Information for Children
We want you to feel safe.
We want ALL children we work with to feel safe and happy, including if you are Aboriginal or Torres Strait Islander, are from a different culture, have a disability, unable to live at home or identify as LGTIQA+.
We want you to tell us if you, or another child, don’t feel safe so we can help you.
If you are in immediate danger, call Triple Zero (000).
If you are not in immediate danger but want someone to talk to you can also talk to Kids Helpline on 1800 55 1800
We also want you to tell us or your teacher if you don’t feel safe in an Ardoch program, as well as what you like and don’t like about the activities Ardoch does with you or your class, so that we can make them even better. You can email [email protected] or us on call 1300 Ardoch. Keeping children safe is our highest priority
What are your rights?
Every child has rights which are protected under The Convention on the Rights of the Child. These include the right to:
- Safety and protection
- Having a say in decisions that affect you
- Legal rights
- To be who you are
If you think your rights are being violated, it’s important to speak to a trusted adult, like a parent or teacher.
Information for families
Everything we do at Ardoch is about improving the lives of children. Children who are safe – and feel safe- are more likely to reach their potential in the classroom. Child abuse undermines children’s physical and mental health and reduces their ability to learn.
Feeling safe and secure is an important part of children’s social and emotional development. A child who feels safe will be more able to explore and experience the world around them and learn. A commitment to child safety is central to Ardoch’s mission and values.
Below are some commonly asked questions and answers about how we work to keep children safe.
In an emergency, where there are urgent concerns for a child’s health or life, call the police using the emergency line triple zero (000).
If you think that a child is at risk, it is important that you act, even if you are not entirely sure. Not only do we all have an ethical responsibility to keep children safe, but there are laws across Australia that require the reporting of harm to children in some cases.

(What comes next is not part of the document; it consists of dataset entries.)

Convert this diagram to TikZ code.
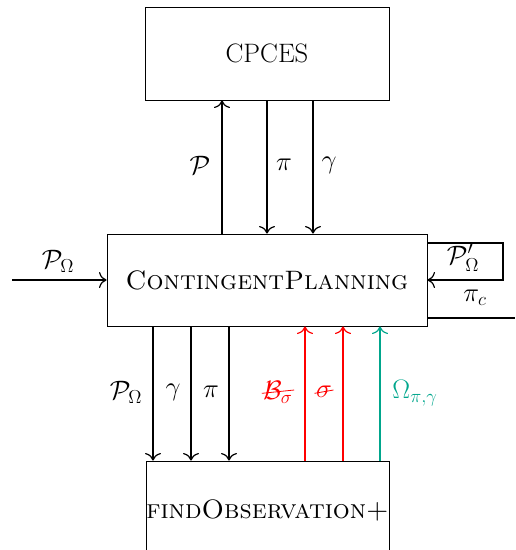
\RequirePackage{fix-cm}
\documentclass[tikz,border=0pt]{standalone}
\usepackage{amsmath}
\usepackage{fontspec}
\usetikzlibrary{arrows.meta}
\definecolor{tealc}{RGB}{0,166,140}
\begin{document}
\begin{tikzpicture}[x=0.75pt,y=-0.75pt,
  box/.style={draw, line width=0.6pt, inner sep=0pt, font=\fontsize{20}{24}\selectfont},
  arr/.style={-{To[scale=1.6]}, line width=0.9pt},
  ln/.style={line width=0.9pt},
  lbl/.style={font=\fontsize{20}{24}\selectfont, inner sep=1pt}]
\useasboundingbox (0,0) rectangle (515,550);
\node[box, minimum width=183pt, minimum height=69.75pt] (top) at (267,53.5) {CPCES};
\node[box, minimum width=240pt, minimum height=69pt] (mid) at (267,280) {\textsc{ContingentPlanning}};
\node[box, minimum width=182.25pt, minimum height=74.25pt] (bot) at (267.5,510.5) {\textsc{findObservation+}};
% x positions
\coordinate (xa) at (222,0);
\coordinate (xb) at (267,0);
\coordinate (xc) at (313,0);
\coordinate (xd) at (153,0);
\coordinate (xe) at (191,0);
\coordinate (xf) at (229,0);
\coordinate (xg) at (305,0);
\coordinate (xh) at (343,0);
\coordinate (xi) at (380,0);
% top connections
\draw[arr] (mid.north -| xa) -- (top.south -| xa);
\draw[arr] (top.south -| xb) -- (mid.north -| xb);
\draw[arr] (top.south -| xc) -- (mid.north -| xc);
\node[lbl] (lP) at (200,165) {$\mathcal{P}$};
\node[lbl] (lpi) at (284,165) {$\pi$};
\node[lbl] (lga) at (329,165) {$\gamma$};
% left input
\coordinate (inL) at (12,280);
\draw[arr] (inL) -- (mid.west);
\node[lbl] (lPO) at (58,261) {$\mathcal{P}_\Omega$};
% right loop
\coordinate (r1) at (503,243);
\coordinate (r2) at (503,280);
\coordinate (ry) at (0,243);
\draw[arr] (mid.east |- ry) -- (r1) -- (r2) -- (mid.east |- r2);
\node[lbl] (lPOp) at (463,258) {$\mathcal{P}'_\Omega$};
\coordinate (pc) at (515,318);
\draw[ln] (mid.east |- pc) -- (pc);
\node[lbl] (lpc) at (475,298) {$\pi_c$};
% bottom connections
\draw[arr] (mid.south -| xd) -- (bot.north -| xd);
\draw[arr] (mid.south -| xe) -- (bot.north -| xe);
\draw[arr] (mid.south -| xf) -- (bot.north -| xf);
\node[lbl] (lPO2) at (126,392) {$\mathcal{P}_\Omega$};
\node[lbl] (lga2) at (173,392) {$\gamma$};
\node[lbl] (lpi2) at (211,392) {$\pi$};
\draw[arr, red] (bot.north -| xg) -- (mid.south -| xg);
\draw[arr, red] (bot.north -| xh) -- (mid.south -| xh);
\draw[arr, tealc] (bot.north -| xi) -- (mid.south -| xi);
\node[lbl, text=red] (lB) at (278,392) {$\mathcal{B}_\sigma$};
\node[lbl, text=red] (lsig) at (324,392) {$\sigma$};
\draw[red, line width=0.6pt] ([yshift=-1pt]lB.west) -- ([yshift=1.5pt]lB.east);
\draw[red, line width=0.6pt] ([yshift=-1pt]lsig.west) -- ([yshift=1.5pt]lsig.east);
\node[lbl, text=tealc] (lO) at (415,393) {$\Omega_{\pi,\gamma}$};
\end{tikzpicture}
\end{document}
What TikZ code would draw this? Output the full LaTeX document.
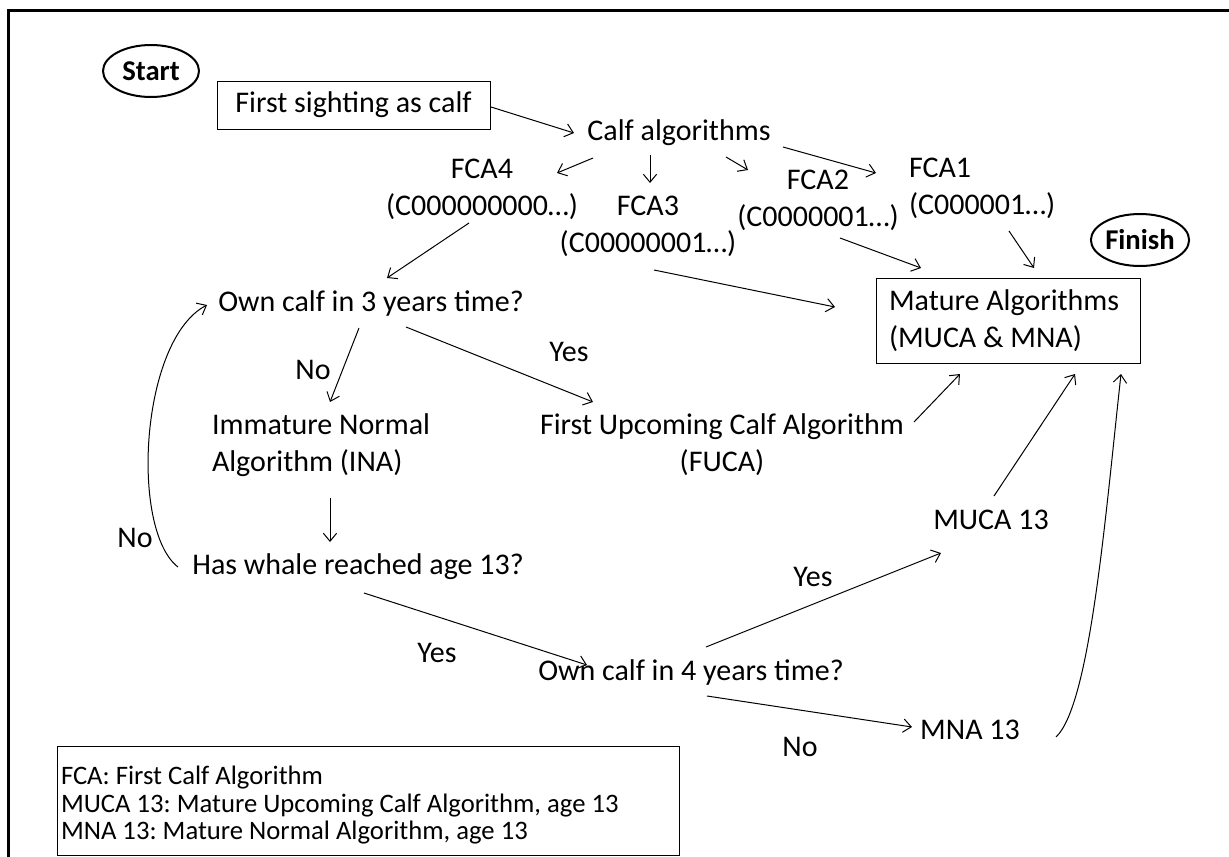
\documentclass[tikz,border=0pt]{standalone}
\usepackage{fontspec}
\setmainfont{Carlito}
\frenchspacing
\usetikzlibrary{arrows.meta,calc,shapes.geometric}
\begin{document}
\begin{tikzpicture}[x=0.75pt,y=-0.75pt,
  every node/.style={inner sep=0pt, outer sep=0pt, text=black},
  txt/.style={font=\fontsize{22.5}{27.75}\selectfont, align=center},
  txtl/.style={font=\fontsize{22.5}{27.75}\selectfont, align=flush left},
  lbl/.style={font=\fontsize{22.5}{27}\selectfont},
  term/.style={draw, line width=1.5pt, ellipse, minimum width=72pt, minimum height=39pt, font=\bfseries\fontsize{21.5}{26}\selectfont},
  box/.style={draw, line width=0.75pt, rectangle},
  conn/.style={line width=0.75pt, -{Straight Barb[length=6pt,width=10pt]}},
]
\useasboundingbox (0,0) rectangle (1229,857);
\draw[line width=2.25pt] (1229,10) -- (8,10) -- (8,857);

% nodes
\node[term] (start) at (151,71) {Start};
\node[term] (finish) at (1140,240) {Finish};
\node[box, txt, minimum width=204.75pt, minimum height=36pt] (first) at (353.5,105) {First sighting as calf};
\node[txt] (calf) at (679,133) {Calf algorithms};
\node[txt] (fca4) at (482,189.5) {FCA4\\(C000000000…)};
\node[txt] (fca3) at (648,226.5) {FCA3\\(C00000001…)};
\node[txt] (fca2) at (818,200) {FCA2\\(C0000001…)};
\node[txtl, anchor=west] (fca1) at (909,188.5) {FCA1\\(C000001…)};
\node[box, txtl, minimum width=198pt, minimum height=63.75pt, text width=178.5pt, inner xsep=9.75pt] (mature) at (1008,320.5) {Mature Algorithms\\(MUCA \& MNA)};
\node[txt] (own3) at (371,303) {Own calf in 3 years time?};
\node[txtl, anchor=west] (ina) at (212,445) {Immature Normal\\Algorithm (INA)};
\node[txt] (fuca) at (722,445) {First Upcoming Calf Algorithm\\(FUCA)};
\node[txt] (has) at (358,567) {Has whale reached age 13?};
\node[txt] (muca) at (991,520) {MUCA 13};
\node[txt] (own4) at (691,672) {Own calf in 4 years time?};
\node[txt] (mna) at (970,730) {MNA 13};
\node[box, minimum width=466.5pt, minimum height=81.75pt, text width=460.5pt, inner xsep=3pt, align=flush left, font=\fontsize{20}{20.5}\selectfont] (legend) at (368,800.5) {\rule{0pt}{21pt}FCA: First Calf Algorithm\\MUCA 13: Mature Upcoming Calf Algorithm, age 13\\MNA 13: Mature Normal Algorithm, age 13};

% labels
\node[lbl] (no1) at (313,370) {No};
\node[lbl] (yes1) at (569,352) {Yes};
\node[lbl] (no2) at (135,538) {No};
\node[lbl] (yes2) at (437,653) {Yes};
\node[lbl] (yes3) at (813,577) {Yes};
\node[lbl] (no3) at (800,747) {No};

% connectors
\draw[conn] ($(first.east)+(1,2)$) -- ($(calf)+(-105,0)$);
\draw[conn] ($(calf)+(-86,25)$) -- ($(fca4)+(75,-16.5)$);
\draw[conn] ($(calf)+(-29,22)$) -- ($(fca3)+(2,-43.5)$);
\draw[conn] ($(calf)+(47,24)$) -- ($(fca2)+(-70,-30)$);
\draw[conn] ($(calf)+(104,14)$) -- ($(fca1.west)+(-33,-15.5)$);
\draw[conn] ($(fca4)+(-13,33.5)$) -- ($(own3)+(16,-25)$);
\draw[conn] ($(fca3)+(6,43.5)$) -- ($(mature)+(-173,-13.5)$);
\draw[conn] ($(fca2)+(22,38)$) -- ($(mature)+(-87,-52.5)$);
\draw[conn] ($(fca1.west)+(100,42.5)$) -- ($(mature)+(26,-52.5)$);
\draw[conn] ($(own3)+(-12,25)$) -- ($(ina.west)+(118,-43)$);
\draw[conn] ($(own3)+(35,24)$) -- ($(fuca)+(-129,-43)$);
\draw[conn] ($(fuca)+(192,-23)$) -- ($(mature)+(-48,53.5)$);
\draw[conn] ($(ina.west)+(118,53)$) -- ($(has)+(-28,-25)$);
\draw[conn] ($(has)+(-180,0)$) .. controls (130,530) and (140,340) .. ($(own3)+(-164,2)$);
\draw[conn] ($(has)+(6,26)$) -- ($(own4)+(-104,-7)$);
\draw[conn] ($(own4)+(15,-25)$) -- ($(muca)+(-50,33)$);
\draw[conn] ($(own4)+(16,24)$) -- ($(mna)+(-58,-3)$);
\draw[conn] ($(muca)+(3,-24)$) -- ($(mature)+(67,53.5)$);
\draw[conn] ($(mna)+(86,7)$) .. controls (1090,705) and (1105,520) .. ($(mature)+(113,53.5)$);
\end{tikzpicture}
\end{document}
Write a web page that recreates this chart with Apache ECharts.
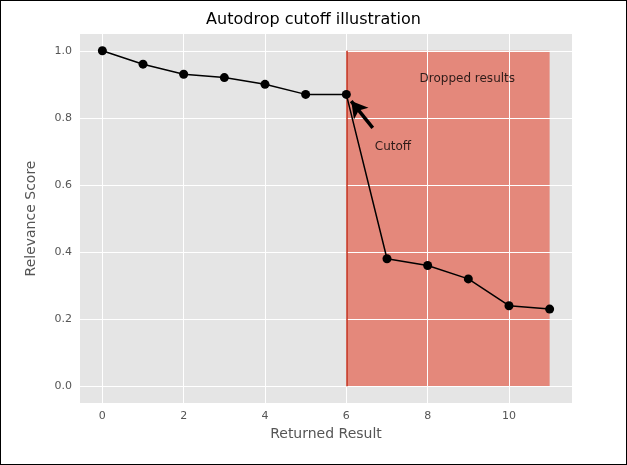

For more information on reporting requirements, please see the Australian Institute of Family Studies (AIFS) https://aifs.gov.au/cfca/publications/mandatory-reporting-child-abuse-and-neglect
If you suspect a child is sexually abused, you must report it to the police as soon as possible. If you are concerned about other forms of abuse, it is essential to reach out to police or child protection in your state.
What do I do if I believe a child is at risk or has been harmed by an Ardoch representative?
We take your feedback and concerns about child safety seriously. If your concern relates to an activity run by Ardoch or an Ardoch representative, please report the issue as soon as possible.
You can complete a Child Safety Incident Report, email the Child Safety Officer at [email protected], call us on 1300 Ardoch or 03 9537 2414 or write to the Child Safety Officer via Ardoch Level 4, 85 Queen Street, Melbourne, VIC 3000.
What happens if a complaint is made?
Any child safety concerns – including reports of abuse and harm sexual exploitation, or harassment – will be taken seriously, responded to immediately, thoroughly investigated, and reported on in accordance with our Child Safety Policy.
Ardoch will ensure that any investigations will be carried out by experienced professionals.
What about if I am volunteering and see or hear something that concerns me?
It is mandatory for anyone connected to Ardoch (staff, volunteers, consultants etc.) to confidentially report all concerns, suspicions of allegations of abuse or harm and any breaches of our Child Safety Policy or Code of Conduct. If you are a volunteer, staff member or representative of Ardoch, you must be familiar with and follow the Child Safety Policy.